What have you learned about your financial life?  “The only constant in life is change” the Greek Philosopher Heraclitus quoted.  Briefly look in the rearview mirror at where you have been.  What has shifted and in what scope do you want to “do your dollars differently” moving forward?

The four primary areas of your financial life are:

  • How money comes to you.
  • How you decide to give or share it.
  • What you do to cultivate and protect it, and
  • How you spend it.

James Clear in his book “Atomic Habits” discusses three necessary elements of change – Identity, outcomes and processes.  For example, you may have the goal or outcome of losing weight (specifically 10 pounds); you may put a process in place (latest fad diet). Mr. Clear contends that unless you shift your identity from “I am overweight” to “I am a healthy weight”, you are less likely to accomplish your goal.

Traditional financial planning has people focusing on their financial goals and the processes, or products to accomplish them.  If you want to provide an advanced education for your child – save this much at this rate of return.  If you want to have a sustainable cash flow in retirement, you need to have $$$ in your bucket and get a certain rate of return.  What is missing is the “identity” piece.

What does it look like to have a healthy, happy financial life that is not defined by the constructs of solely reaching goals, which many times change; or outperforming market benchmarks, which is unsustainable?  When your self-worth is not defined by your net worth, you are moving in the right direction.  Consider what would be different if your identity around monetary matters shifted in a slightly new direction.

Here are my financial affirmations – my financial identity when I am at my best.  If I keep these in front of me, it helps to provide a framework to calibrate my outcomes (goals) and processes (habits) to stay on track with a healthy financial life.

I am:

Bringing money into my life with integrity, competency, dignity, grace and joy.

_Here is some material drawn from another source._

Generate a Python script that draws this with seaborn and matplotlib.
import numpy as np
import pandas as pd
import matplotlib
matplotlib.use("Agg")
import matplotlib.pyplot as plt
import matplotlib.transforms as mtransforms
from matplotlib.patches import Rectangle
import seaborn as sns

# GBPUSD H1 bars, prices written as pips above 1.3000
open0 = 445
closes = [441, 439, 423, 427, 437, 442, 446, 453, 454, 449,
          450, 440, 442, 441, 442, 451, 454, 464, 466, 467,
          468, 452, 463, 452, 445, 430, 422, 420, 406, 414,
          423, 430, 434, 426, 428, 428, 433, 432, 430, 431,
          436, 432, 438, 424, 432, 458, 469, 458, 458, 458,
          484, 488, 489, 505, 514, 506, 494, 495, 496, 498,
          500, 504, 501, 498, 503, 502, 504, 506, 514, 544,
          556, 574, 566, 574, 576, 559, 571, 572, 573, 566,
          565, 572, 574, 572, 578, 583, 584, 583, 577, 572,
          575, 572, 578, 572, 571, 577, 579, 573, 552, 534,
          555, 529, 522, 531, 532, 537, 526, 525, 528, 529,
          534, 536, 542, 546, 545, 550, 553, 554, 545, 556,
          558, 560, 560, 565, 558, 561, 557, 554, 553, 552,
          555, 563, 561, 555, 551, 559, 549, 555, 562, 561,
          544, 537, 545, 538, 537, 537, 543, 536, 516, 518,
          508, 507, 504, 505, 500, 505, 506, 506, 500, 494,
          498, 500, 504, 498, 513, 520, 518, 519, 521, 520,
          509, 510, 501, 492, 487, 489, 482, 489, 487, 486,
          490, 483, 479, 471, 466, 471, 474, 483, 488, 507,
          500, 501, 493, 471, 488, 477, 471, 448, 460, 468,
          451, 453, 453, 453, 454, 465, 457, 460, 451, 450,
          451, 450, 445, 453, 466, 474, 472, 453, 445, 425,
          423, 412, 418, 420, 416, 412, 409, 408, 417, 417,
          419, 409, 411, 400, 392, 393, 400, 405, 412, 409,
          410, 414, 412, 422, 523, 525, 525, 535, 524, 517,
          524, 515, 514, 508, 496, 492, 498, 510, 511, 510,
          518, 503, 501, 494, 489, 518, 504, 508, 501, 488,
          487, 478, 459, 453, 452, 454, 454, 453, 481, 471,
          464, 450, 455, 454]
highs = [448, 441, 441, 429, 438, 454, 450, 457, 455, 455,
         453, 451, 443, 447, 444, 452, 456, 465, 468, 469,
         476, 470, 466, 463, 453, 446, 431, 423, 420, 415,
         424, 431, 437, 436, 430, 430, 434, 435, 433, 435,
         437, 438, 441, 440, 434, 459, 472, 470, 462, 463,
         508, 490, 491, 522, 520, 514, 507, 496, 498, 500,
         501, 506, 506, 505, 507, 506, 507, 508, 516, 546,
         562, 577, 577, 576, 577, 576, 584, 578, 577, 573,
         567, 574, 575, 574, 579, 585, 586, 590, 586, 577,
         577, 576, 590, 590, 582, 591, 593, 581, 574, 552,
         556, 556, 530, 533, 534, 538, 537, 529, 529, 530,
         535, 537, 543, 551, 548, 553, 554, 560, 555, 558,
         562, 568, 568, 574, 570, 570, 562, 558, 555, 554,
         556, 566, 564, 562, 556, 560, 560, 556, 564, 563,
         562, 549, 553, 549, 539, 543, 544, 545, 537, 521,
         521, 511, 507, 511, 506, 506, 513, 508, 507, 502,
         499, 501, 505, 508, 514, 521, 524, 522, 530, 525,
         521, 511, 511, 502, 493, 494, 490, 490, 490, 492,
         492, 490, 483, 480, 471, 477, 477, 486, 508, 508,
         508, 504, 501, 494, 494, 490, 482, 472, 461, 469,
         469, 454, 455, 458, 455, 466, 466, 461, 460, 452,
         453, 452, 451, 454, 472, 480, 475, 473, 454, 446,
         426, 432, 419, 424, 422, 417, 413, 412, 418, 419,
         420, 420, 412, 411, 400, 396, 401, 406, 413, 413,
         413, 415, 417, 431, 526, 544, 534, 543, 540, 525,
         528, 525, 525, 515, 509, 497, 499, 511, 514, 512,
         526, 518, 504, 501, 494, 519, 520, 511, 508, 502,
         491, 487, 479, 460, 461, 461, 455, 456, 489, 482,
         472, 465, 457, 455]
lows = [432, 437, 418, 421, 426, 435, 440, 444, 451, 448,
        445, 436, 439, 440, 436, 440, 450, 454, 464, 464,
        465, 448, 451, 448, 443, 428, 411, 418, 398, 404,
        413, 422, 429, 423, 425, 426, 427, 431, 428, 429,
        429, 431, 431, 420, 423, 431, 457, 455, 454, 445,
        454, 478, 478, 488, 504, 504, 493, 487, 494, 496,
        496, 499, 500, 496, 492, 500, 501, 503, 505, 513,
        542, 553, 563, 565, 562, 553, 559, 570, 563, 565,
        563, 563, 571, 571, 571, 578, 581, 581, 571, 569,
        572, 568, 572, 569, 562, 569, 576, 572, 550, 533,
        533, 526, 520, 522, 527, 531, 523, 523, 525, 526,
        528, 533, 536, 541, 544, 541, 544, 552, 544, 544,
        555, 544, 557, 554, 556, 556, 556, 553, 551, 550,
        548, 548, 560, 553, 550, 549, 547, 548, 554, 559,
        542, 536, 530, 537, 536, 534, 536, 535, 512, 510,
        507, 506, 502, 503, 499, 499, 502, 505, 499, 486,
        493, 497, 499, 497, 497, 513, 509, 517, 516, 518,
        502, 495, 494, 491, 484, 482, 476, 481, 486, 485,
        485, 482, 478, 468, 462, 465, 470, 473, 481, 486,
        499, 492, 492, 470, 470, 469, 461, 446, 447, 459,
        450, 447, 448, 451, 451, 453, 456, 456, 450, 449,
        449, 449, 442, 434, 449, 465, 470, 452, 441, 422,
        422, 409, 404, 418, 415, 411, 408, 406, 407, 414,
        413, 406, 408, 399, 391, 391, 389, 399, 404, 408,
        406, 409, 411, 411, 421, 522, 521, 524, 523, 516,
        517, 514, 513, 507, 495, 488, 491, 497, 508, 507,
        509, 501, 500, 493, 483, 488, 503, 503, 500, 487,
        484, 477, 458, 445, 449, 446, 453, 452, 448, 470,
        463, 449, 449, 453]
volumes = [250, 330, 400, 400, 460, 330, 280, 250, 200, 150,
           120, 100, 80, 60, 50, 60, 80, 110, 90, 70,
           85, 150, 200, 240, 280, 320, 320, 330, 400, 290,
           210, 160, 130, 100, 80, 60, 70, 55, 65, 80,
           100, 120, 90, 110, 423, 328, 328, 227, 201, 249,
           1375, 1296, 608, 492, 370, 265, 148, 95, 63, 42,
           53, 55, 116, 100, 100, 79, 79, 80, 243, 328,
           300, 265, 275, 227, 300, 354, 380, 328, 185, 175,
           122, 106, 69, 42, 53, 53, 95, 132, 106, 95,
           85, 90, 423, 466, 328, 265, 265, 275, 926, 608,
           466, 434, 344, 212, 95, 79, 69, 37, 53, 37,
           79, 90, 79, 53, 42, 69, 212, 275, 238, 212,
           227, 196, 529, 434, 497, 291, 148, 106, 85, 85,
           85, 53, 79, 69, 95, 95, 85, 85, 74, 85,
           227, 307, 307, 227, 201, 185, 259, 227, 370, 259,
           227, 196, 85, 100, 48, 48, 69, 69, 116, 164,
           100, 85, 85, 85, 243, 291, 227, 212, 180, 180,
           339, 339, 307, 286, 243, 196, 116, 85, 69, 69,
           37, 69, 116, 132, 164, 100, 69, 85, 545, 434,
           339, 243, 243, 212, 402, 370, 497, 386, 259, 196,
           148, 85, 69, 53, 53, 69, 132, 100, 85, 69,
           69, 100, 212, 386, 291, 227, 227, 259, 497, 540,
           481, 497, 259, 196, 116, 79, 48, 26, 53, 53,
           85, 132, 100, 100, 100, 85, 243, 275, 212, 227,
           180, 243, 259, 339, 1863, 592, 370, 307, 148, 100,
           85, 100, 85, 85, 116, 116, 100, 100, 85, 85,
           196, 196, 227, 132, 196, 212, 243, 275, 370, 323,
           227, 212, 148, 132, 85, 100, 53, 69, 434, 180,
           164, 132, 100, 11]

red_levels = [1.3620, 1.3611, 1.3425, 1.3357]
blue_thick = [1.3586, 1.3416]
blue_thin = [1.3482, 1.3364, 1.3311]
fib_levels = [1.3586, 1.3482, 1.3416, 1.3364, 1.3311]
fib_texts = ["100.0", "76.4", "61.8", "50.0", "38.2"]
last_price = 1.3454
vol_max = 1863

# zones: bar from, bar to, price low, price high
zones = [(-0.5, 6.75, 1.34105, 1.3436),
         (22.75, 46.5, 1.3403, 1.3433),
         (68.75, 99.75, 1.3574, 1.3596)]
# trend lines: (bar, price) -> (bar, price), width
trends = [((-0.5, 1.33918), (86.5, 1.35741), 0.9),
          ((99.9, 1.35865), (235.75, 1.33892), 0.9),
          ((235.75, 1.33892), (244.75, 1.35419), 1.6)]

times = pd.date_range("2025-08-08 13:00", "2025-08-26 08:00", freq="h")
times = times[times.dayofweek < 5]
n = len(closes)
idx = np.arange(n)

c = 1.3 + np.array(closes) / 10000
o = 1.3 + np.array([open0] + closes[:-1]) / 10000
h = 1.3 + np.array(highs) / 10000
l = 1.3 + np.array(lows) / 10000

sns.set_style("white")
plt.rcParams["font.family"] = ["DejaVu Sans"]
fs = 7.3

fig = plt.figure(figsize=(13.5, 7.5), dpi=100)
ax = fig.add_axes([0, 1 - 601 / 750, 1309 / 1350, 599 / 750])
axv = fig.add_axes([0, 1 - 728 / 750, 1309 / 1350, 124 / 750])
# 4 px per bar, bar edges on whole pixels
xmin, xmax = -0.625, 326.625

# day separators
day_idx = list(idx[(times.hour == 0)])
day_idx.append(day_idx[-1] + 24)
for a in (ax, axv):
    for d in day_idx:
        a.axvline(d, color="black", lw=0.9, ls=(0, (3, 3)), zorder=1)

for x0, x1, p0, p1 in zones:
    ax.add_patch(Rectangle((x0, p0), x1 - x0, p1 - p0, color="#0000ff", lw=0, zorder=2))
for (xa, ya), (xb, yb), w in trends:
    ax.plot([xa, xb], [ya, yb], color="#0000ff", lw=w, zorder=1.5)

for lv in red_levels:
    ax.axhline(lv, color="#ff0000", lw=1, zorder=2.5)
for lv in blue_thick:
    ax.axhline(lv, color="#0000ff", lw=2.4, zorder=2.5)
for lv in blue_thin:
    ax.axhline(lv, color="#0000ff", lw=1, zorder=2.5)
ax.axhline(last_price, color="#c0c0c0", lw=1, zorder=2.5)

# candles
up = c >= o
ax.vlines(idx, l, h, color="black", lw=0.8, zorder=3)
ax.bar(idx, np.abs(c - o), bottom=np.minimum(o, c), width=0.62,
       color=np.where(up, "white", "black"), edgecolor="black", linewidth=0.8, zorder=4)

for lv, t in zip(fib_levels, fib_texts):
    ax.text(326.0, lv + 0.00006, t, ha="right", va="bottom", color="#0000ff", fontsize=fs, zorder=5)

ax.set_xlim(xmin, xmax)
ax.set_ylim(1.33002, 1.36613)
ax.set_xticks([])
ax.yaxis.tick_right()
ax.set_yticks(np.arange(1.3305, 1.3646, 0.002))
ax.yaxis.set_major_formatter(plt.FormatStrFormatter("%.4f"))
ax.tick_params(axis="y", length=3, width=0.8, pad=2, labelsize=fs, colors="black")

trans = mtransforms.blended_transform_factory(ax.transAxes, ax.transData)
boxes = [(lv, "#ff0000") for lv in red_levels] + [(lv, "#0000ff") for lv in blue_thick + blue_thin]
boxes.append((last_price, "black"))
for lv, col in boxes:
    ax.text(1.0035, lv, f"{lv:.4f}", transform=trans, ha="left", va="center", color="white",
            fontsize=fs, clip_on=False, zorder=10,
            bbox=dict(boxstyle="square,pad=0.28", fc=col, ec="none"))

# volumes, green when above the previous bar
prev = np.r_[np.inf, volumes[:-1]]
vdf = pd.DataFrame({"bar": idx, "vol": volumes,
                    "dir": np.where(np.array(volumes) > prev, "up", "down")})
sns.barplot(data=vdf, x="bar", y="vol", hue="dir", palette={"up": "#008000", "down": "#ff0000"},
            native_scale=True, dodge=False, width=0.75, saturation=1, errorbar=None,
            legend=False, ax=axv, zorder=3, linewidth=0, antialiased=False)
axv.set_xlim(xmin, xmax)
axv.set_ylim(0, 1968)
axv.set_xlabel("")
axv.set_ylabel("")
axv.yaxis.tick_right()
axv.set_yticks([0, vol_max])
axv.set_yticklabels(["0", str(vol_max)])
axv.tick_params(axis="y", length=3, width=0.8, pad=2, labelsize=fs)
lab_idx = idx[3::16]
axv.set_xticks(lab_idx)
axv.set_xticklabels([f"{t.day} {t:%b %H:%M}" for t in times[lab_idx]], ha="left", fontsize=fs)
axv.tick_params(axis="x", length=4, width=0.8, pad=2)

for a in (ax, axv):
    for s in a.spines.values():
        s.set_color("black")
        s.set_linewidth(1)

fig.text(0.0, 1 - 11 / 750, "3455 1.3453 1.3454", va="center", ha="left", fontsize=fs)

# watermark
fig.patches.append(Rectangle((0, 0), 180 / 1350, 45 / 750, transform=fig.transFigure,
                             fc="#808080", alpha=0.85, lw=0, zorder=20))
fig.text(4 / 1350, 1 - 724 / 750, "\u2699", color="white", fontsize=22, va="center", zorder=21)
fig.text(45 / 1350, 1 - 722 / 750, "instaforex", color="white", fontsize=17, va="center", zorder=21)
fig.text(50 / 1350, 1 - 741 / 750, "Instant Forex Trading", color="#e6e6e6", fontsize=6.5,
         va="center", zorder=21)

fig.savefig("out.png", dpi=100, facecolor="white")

Giving of my financial resources with moxie and momentum

Growing, protecting and nurturing my financial life with diligence, wisdom and care.

Spending money within safe boundaries and joyful intention.

Write out your personal “I am” statements or borrow mine!  You can shift the trajectory of your future financial transitions.  As you embrace Spring, full of new life, new opportunity, new challenges, be encouraged that your financial life can bloom too!  Yes, set goals.  Yes, put in place good financial habits.  Start with questioning your current identity and build on or shift toward a positive financial identity.  This will provide the foundation to savor hope and avoid regret in setting goals and putting the right processes or products in place.